* _Dataset extract_
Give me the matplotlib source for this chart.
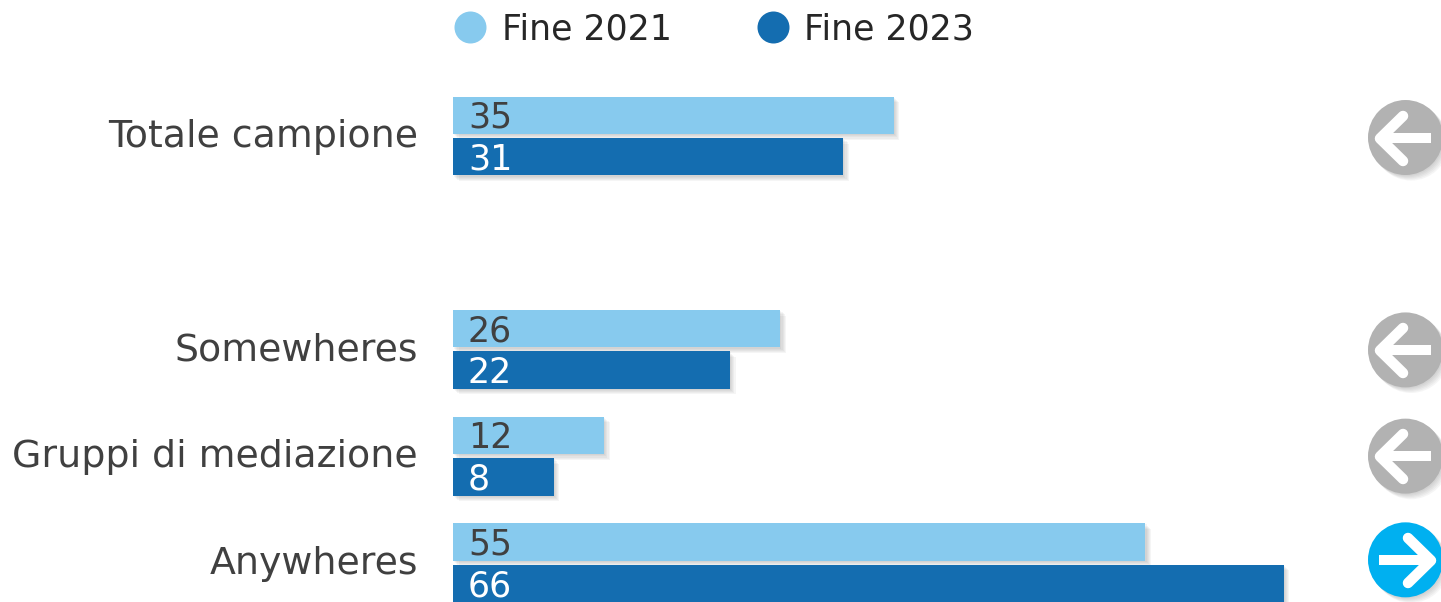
import matplotlib
matplotlib.use("Agg")
import matplotlib.pyplot as plt
import matplotlib.patheffects as pe
from matplotlib.lines import Line2D
from matplotlib.markers import MarkerStyle
from matplotlib.path import Path
from matplotlib.transforms import ScaledTranslation

plt.rcParams['font.family'] = ['DejaVu Sans']

categories = ["Totale campione", "Somewheres", "Gruppi di mediazione", "Anywheres"]
row_positions = [0, 2, 3, 4]
fine_2021 = [35, 26, 12, 55]
fine_2023 = [31, 22, 8, 66]
trend = ["down", "down", "down", "up"]
series_names = ["Fine 2021", "Fine 2023"]

LIGHT = "#87CAEE"
DARK = "#146DB0"
TEXT = "#404040"
GREY = "#B2B2B2"
CYAN = "#00B0F0"

W, H = 1441, 602
PX = 72 / 100  # points per pixel at dpi 100
fig = plt.figure(figsize=(W / 100, H / 100), dpi=100)
ax = fig.add_axes([453 / W, 0, 1 - 453 / W, 1])
ax.set_xlim(0, 78.48)
ax.set_ylim(4.367, -1.2746)
for s in ax.spines.values():
    s.set_visible(False)
ax.set_xticks([])
ax.set_yticks(row_positions)
ax.set_yticklabels(categories, fontsize=27.3, color=TEXT)
ax.tick_params(axis='y', length=0, pad=35 * PX)
lift = ScaledTranslation(0, 3 / 100, fig.dpi_scale_trans)
for lab in ax.get_yticklabels():
    lab.set_transform(lab.get_transform() + lift)


def shadow():
    return [pe.SimplePatchShadow(offset=(o, -o), shadow_rgbFace="#777777", alpha=0.07)
            for o in (4.0, 3.2, 2.4, 1.6, 0.8)] + [pe.Normal()]


BAR_H = 37.5 / 106.7
OFFSET = 20.7 / 106.7
y_light = [p - OFFSET for p in row_positions]
y_dark = [p + OFFSET for p in row_positions]
ax.barh(y_light, fine_2021, height=BAR_H, color=LIGHT, path_effects=shadow())
ax.barh(y_dark, fine_2023, height=BAR_H, color=DARK, path_effects=shadow())

for y, v in zip(y_light, fine_2021):
    ax.annotate(str(v), (0, y), xytext=(15 * PX, 1 * PX), textcoords="offset points",
                va="center_baseline", ha="left", fontsize=25, color=TEXT)
for y, v in zip(y_dark, fine_2023):
    ax.annotate(str(v), (0, y), xytext=(15 * PX, 1 * PX), textcoords="offset points",
                va="center_baseline", ha="left", fontsize=25, color="white")

# arrow marker shapes
shaft_l = Path([(26.5, 0), (-25, 0)])
head_l = Path([(-2.5, -22.5), (-25.5, 0), (-2.5, 22.5)])
BADGE_X = 75.66
badge_shift = [1.5, 0.5, 0, -3]  # px, downward
for y, t, d in zip(row_positions, trend, badge_shift):
    sign = 1 if t == "down" else -1
    yy = y + d / 106.7
    ax.plot([BADGE_X], [yy], marker='o', ms=75 * PX, mfc=GREY if t == "down" else CYAN,
            mew=0, ls='none', path_effects=shadow(), zorder=3)
    sc = MarkerStyle(Path(shaft_l.vertices * [sign, 1]), fillstyle='none', capstyle='butt')
    hd = MarkerStyle(Path(head_l.vertices * [sign, 1]), fillstyle='none', capstyle='round', joinstyle='miter')
    ax.plot([BADGE_X], [yy], marker=sc, ms=53 * PX, mec='white', mew=10 * PX, ls='none', zorder=4)
    ax.plot([BADGE_X], [yy], marker=hd, ms=51 * PX, mec='white', mew=10.5 * PX, ls='none', zorder=4)

handles = [Line2D([], [], marker='o', ls='none', ms=32 * PX, mfc=c, mew=0) for c in (LIGHT, DARK)]
ax.legend(handles, series_names, ncol=2, loc='upper left', bbox_to_anchor=(-0.011, 1.0),
          frameon=False, fontsize=25, labelcolor="#262626", borderpad=0, borderaxespad=0.35,
          handlelength=0.9, handletextpad=0.46, columnspacing=2.46)

fig.savefig("out.png", dpi=100)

* _Exercise_
From the listing above, collect each line in which the string "matplotlib" appears.

* _Answer below_
Give me the matplotlib source for this chart.
import matplotlib
matplotlib.use("Agg")
import matplotlib.pyplot as plt
import matplotlib.patheffects as pe
from matplotlib.lines import Line2D
from matplotlib.markers import MarkerStyle
from matplotlib.path import Path
from matplotlib.transforms import ScaledTranslation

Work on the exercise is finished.